更にその「特定口座」にも種類があって、「源泉徴収なし」の口座を選択すると、年間20万円以上の運用益が出た場合には、自分で確定申告をする必要があります。「源泉徴収あり」の口座を選択した場合には、確定申告まで証券会社が代行してくれます。
ちなみに私は、「源泉徴収あり」の特定口座を利用しています。
ニュースの為替相場に注意を払うようになった
MMFを買うようになってから、私の中の変化として、毎日のニュースの為替相場に注意を払うようになった、ということがあります。
ドル資産を買おうとしている時には、ドルが値下がり(円が値上がり)しているとうれしくなります。同じ金額の円で買えるドルが増えるからです。逆にドルが値上がり(円が値下がり)していると、がっかりします。同じ金額で買えるドルが、ドル安の時と比べて減ってしまうからです。
ドルを売ろうとしている時には、この逆になります。
オーストラリアドルも買ったけど・・・
米ドル建てMMFの購入を始めてしばらくした頃、「アメリカ一国だけでなく、複数の国に分散投資した方がいい。天然資源が豊富で、流動性リスクがある程度低い国がお勧め」というような情報を投資関係の書籍か雑誌で見ました。

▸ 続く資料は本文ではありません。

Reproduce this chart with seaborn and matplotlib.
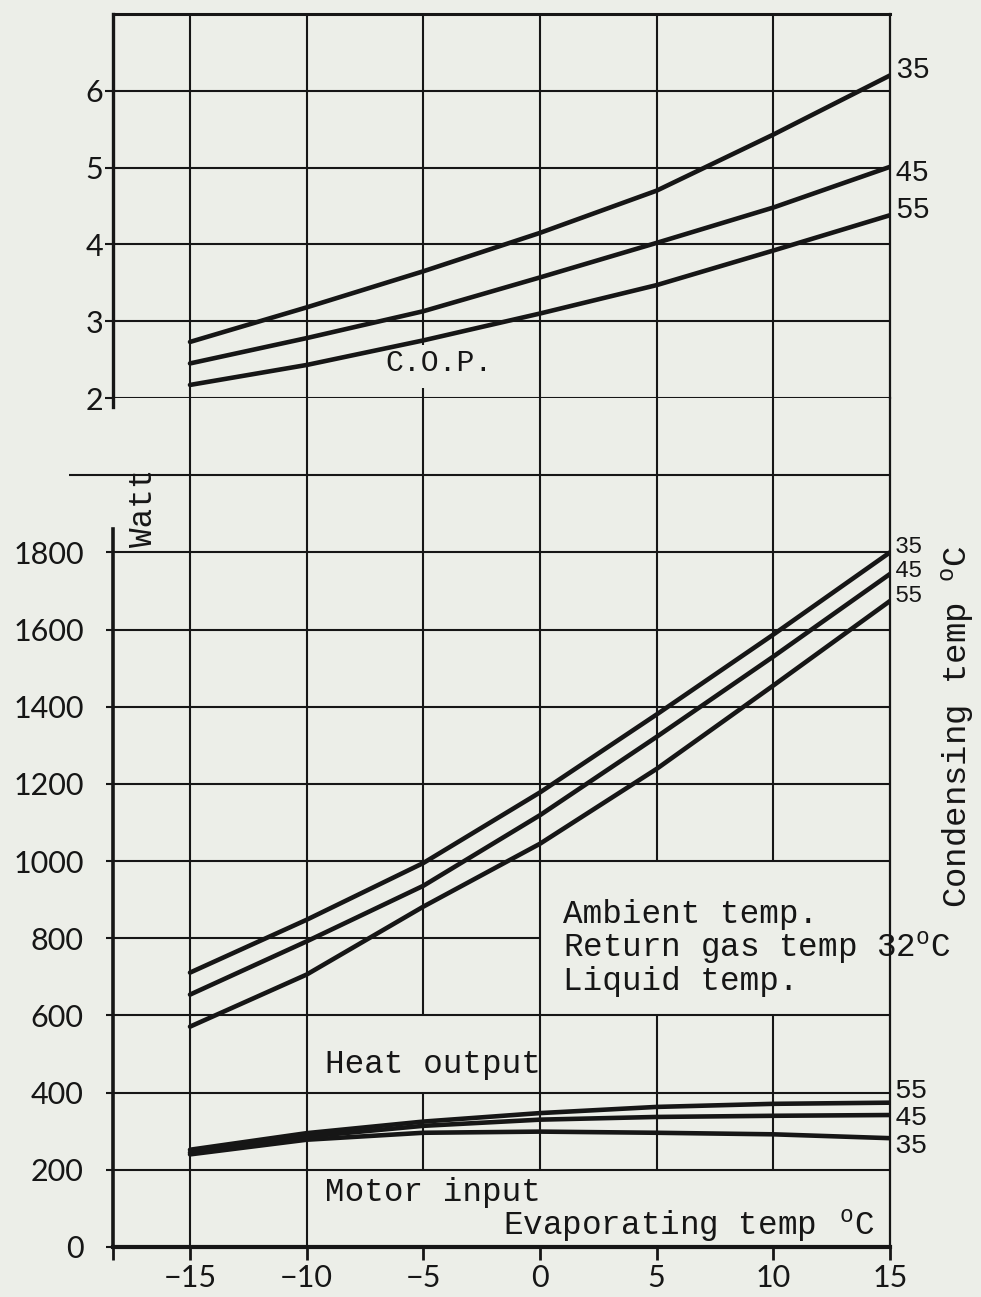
import matplotlib
matplotlib.use("Agg")
import matplotlib.pyplot as plt
import numpy as np
import pandas as pd
import seaborn as sns

# ---------------- data ----------------
evap_temp = [-15, -10, -5, 0, 5, 10, 15]          # Evaporating temp °C
cond_temps = [35, 45, 55]                          # Condensing temp °C

cop_35 = [2.73, 3.18, 3.65, 4.15, 4.70, 5.43, 6.20]
cop_45 = [2.45, 2.78, 3.13, 3.57, 4.02, 4.48, 5.01]
cop_55 = [2.17, 2.43, 2.75, 3.10, 3.47, 3.92, 4.38]

heat_35 = [711, 848, 995, 1178, 1380, 1587, 1800]
heat_45 = [654, 792, 936, 1119, 1322, 1530, 1744]
heat_55 = [571, 706, 882, 1045, 1239, 1455, 1674]

motor_35 = [240, 278, 296, 299, 296, 292, 282]
motor_45 = [245, 286, 314, 330, 337, 340, 342]
motor_55 = [252, 295, 325, 347, 363, 371, 374]

x_ticks = [-15, -10, -5, 0, 5, 10, 15]
watt_ticks = [0, 200, 400, 600, 800, 1000, 1200, 1400, 1600, 1800]
cop_ticks = [2, 3, 4, 5, 6]

# end-of-curve label positions (text placement), order 35, 45, 55
cop_label_y = [6.27, 4.93, 4.45]
heat_label_y = [1815, 1752, 1688]
motor_label_y = [262, 335, 405]

# ---------------- long-form frames ----------------
def long(series, name):
    rows = []
    for c, vals in zip(cond_temps, series):
        for x, v in zip(evap_temp, vals):
            rows.append({"evap": x, "value": v, "curve": f"{name}{c}"})
    return rows

df_cop = pd.DataFrame(long([cop_35, cop_45, cop_55], "cop"))
df_w = pd.DataFrame(long([heat_35, heat_45, heat_55], "heat")
                    + long([motor_35, motor_45, motor_55], "motor"))

# ---------------- style ----------------
paper = "#eceee8"
ink = "#161616"
sns.set_theme(style="white", rc={"figure.facecolor": paper, "axes.facecolor": paper})
plt.rcParams["font.family"] = ["Lato", "DejaVu Sans"]
plt.rcParams["mathtext.fontset"] = "custom"
plt.rcParams["mathtext.rm"] = "Liberation Mono"
plt.rcParams["mathtext.it"] = "Liberation Mono"

W, H = 981, 1297
fig = plt.figure(figsize=(W / 100, H / 100), dpi=100, facecolor=paper)


def box(x0, y0, x1, y1):
    return [x0 / W, 1 - y1 / H, (x1 - x0) / W, (y1 - y0) / H]


ax_cop = fig.add_axes(box(113, 14, 890, 398))
ax_w = fig.add_axes(box(113, 398, 890, 1247))
XL = (-18.3, 15)
for ax in (ax_cop, ax_w):
    ax.set_xlim(*XL)
    ax.set_facecolor("none")
ax_cop.set_ylim(2, 7)
ax_w.set_ylim(0, 2200)

grid_kw = dict(color=ink, lw=1.5, zorder=1)

# --- grid: lower (Watt) panel, with gaps left around the lettering
vgaps = {-5: [(400, 600), (0, 200)], 0: [(0, 200)], 5: [(0, 200), (600, 1000)],
         10: [(0, 200), (600, 1000)]}
for xv in x_ticks[:-1]:
    segs = [(0, 2200)]
    for g0, g1 in sorted(vgaps.get(xv, [])):
        new = []
        for s0, s1 in segs:
            if g1 <= s0 or g0 >= s1:
                new.append((s0, s1))
            else:
                if s0 < g0:
                    new.append((s0, g0))
                if g1 < s1:
                    new.append((g1, s1))
        segs = new
    for s0, s1 in segs:
        ax_w.vlines(xv, s0, s1, **grid_kw)
for yv in watt_ticks[1:]:
    ax_w.hlines(yv, XL[0], 0 if yv == 800 else XL[1], **grid_kw)
ax_w.hlines(2000, -20.2, XL[1], clip_on=False, **grid_kw)

# --- grid: upper (COP) panel
for xv in x_ticks[:-1]:
    if xv == -5:
        ax_cop.vlines(xv, 2, 2.13, **grid_kw)
        ax_cop.vlines(xv, 2.69, 7, **grid_kw)
    else:
        ax_cop.vlines(xv, 2, 7, **grid_kw)
for yv in cop_ticks:
    ax_cop.hlines(yv, XL[0], XL[1], **grid_kw)

# ---------------- curves ----------------
sns.lineplot(data=df_cop, x="evap", y="value", units="curve", estimator=None,
             color=ink, lw=3.3, ax=ax_cop, legend=False, zorder=3)
sns.lineplot(data=df_w, x="evap", y="value", units="curve", estimator=None,
             color=ink, lw=3.3, ax=ax_w, legend=False, zorder=3)

# ---------------- spines & ticks ----------------
for ax in (ax_cop, ax_w):
    for s in ax.spines.values():
        s.set_color(ink)
    ax.set_xlabel("")
    ax.set_ylabel("")

ax_cop.spines["bottom"].set_visible(False)
ax_cop.spines["top"].set_linewidth(2.2)
ax_cop.spines["right"].set_linewidth(1.6)
ax_cop.spines["left"].set_linewidth(2.4)
ax_cop.spines["left"].set_bounds(1.88, 7)
ax_cop.set_xticks([])
ax_cop.set_yticks(cop_ticks)
ax_cop.set_yticklabels([str(t) for t in cop_ticks])
ax_cop.tick_params(axis="y", direction="out", length=6, width=1.5, pad=1,
                   labelsize=22, colors=ink, labelcolor=ink, left=True)

ax_w.spines["top"].set_visible(False)
ax_w.spines["right"].set_linewidth(1.6)
ax_w.spines["left"].set_linewidth(2.6)
ax_w.spines["left"].set_bounds(0, 1860)
ax_w.spines["bottom"].set_linewidth(3.0)
ax_w.set_yticks(watt_ticks)
ax_w.set_yticklabels([str(t) for t in watt_ticks])
ax_w.tick_params(axis="y", direction="out", length=5, width=1.5, pad=16,
                 labelsize=22, colors=ink, labelcolor=ink, left=True)
ax_w.set_xticks(x_ticks)
ax_w.set_xticklabels([str(t).replace("-", "\u2212") for t in x_ticks])
ax_w.set_xticks([XL[0]], minor=True)
ax_w.tick_params(axis="x", which="both", direction="out", length=9, width=2,
                 pad=3, labelsize=22, colors=ink, labelcolor=ink, bottom=True)

for t in ax_cop.get_yticklabels() + ax_w.get_yticklabels() + ax_w.get_xticklabels():
    t.set_fontweight("normal")
    t.set_color(ink)

# ---------------- text ----------------
mono = "Liberation Mono"
tkw = dict(family=mono, color=ink)

for c, yl in zip(cond_temps, cop_label_y):
    ax_cop.text(15.2, yl, str(c), fontsize=21, ha="left", va="center", clip_on=False, **tkw)
for c, yl in zip(cond_temps, heat_label_y):
    ax_w.text(15.2, yl, str(c), fontsize=17, ha="left", va="center", clip_on=False, **tkw)
for c, yl in zip(cond_temps, motor_label_y):
    ax_w.text(15.2, yl, str(c), fontsize=20, ha="left", va="center", clip_on=False, **tkw)

fs = 23.5
ax_cop.text(-6.64, 2.45, "C.O.P.", fontsize=21.5, ha="left", va="center", **tkw)
ax_w.text(-9.2, 472, "Heat output", fontsize=fs, ha="left", va="center", **tkw)
ax_w.text(-9.2, 140, "Motor input", fontsize=fs, ha="left", va="center", **tkw)
ax_w.text(-1.58, 57, "Evaporating temp $\\,^{\\mathrm{o}}$C", fontsize=fs, ha="left",
          va="center", **tkw)
ax_w.text(0.99, 862, "Ambient temp.", fontsize=fs, ha="left", va="center", **tkw)
ax_w.text(0.99, 776, "Return gas temp 32$^{\\mathrm{o}}$C", fontsize=fs, ha="left",
          va="center", clip_on=False, **tkw)
ax_w.text(0.99, 688, "Liquid temp.", fontsize=fs, ha="left", va="center", **tkw)
ax_w.text(-17.0, 1915, "Watt", fontsize=fs, rotation=90, ha="center", va="center", **tkw)
ax_w.text(17.9, 1349, "Condensing temp $^{\\mathrm{o}}$C", fontsize=24.5, rotation=90,
          ha="center", va="center", clip_on=False, **tkw)

fig.savefig("out.png", dpi=100, facecolor=paper)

「流動性リスク」というのは、市場(マーケット)規模や取引量が小さい場合や市場混乱時など買い手が少なくなった場合に、①換金したい時に換金できない、②換金したい量に対し需要が少なく一部しか換金できない、③買い手が少なく大幅な値引きをしなくては換金ができない、といったことが起こるリスクのこと(「ピクテ投信投資顧問株式会社」のHPより)

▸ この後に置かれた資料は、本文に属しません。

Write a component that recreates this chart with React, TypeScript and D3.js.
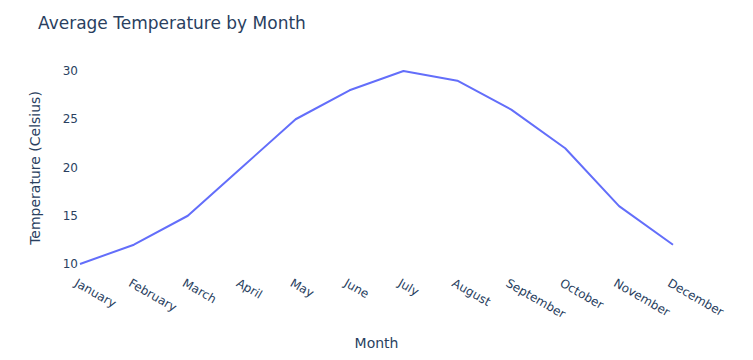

マーケットで売買が成立するためには、買う際には売りたい相手、売る際には買いたい相手が必要です。人口が少なくて市場規模が限られていたり、規制が厳しかったりする国の通貨では、相手が見つからず、思うようなタイミングで売買ができない可能性があります。これが「流動性リスク」です。
私は、天然資源に恵まれて、ある程度の市場規模がある国としてオーストラリアがいいと考え、オーストラリアドル建てのMMFを少額購入してみたことがあります。結果から言うと、豪ドルでの運用は思ったような成果を出せませんでした。オーストラリア中央銀行の方針もあり、オーストラリアドルの為替相場は、購入後5年ほど下がる一方でした。
私の豪ドルMMFは、「先を見通せなかった運用の教訓」として数年間塩漬け(放置)状態になっていましたが、「これから先も上がる見通しなし!」と判断して、2020年の8月に全額を売却しました。今以上の損失を避けるための売り、いわゆる「損切り」をしたわけです。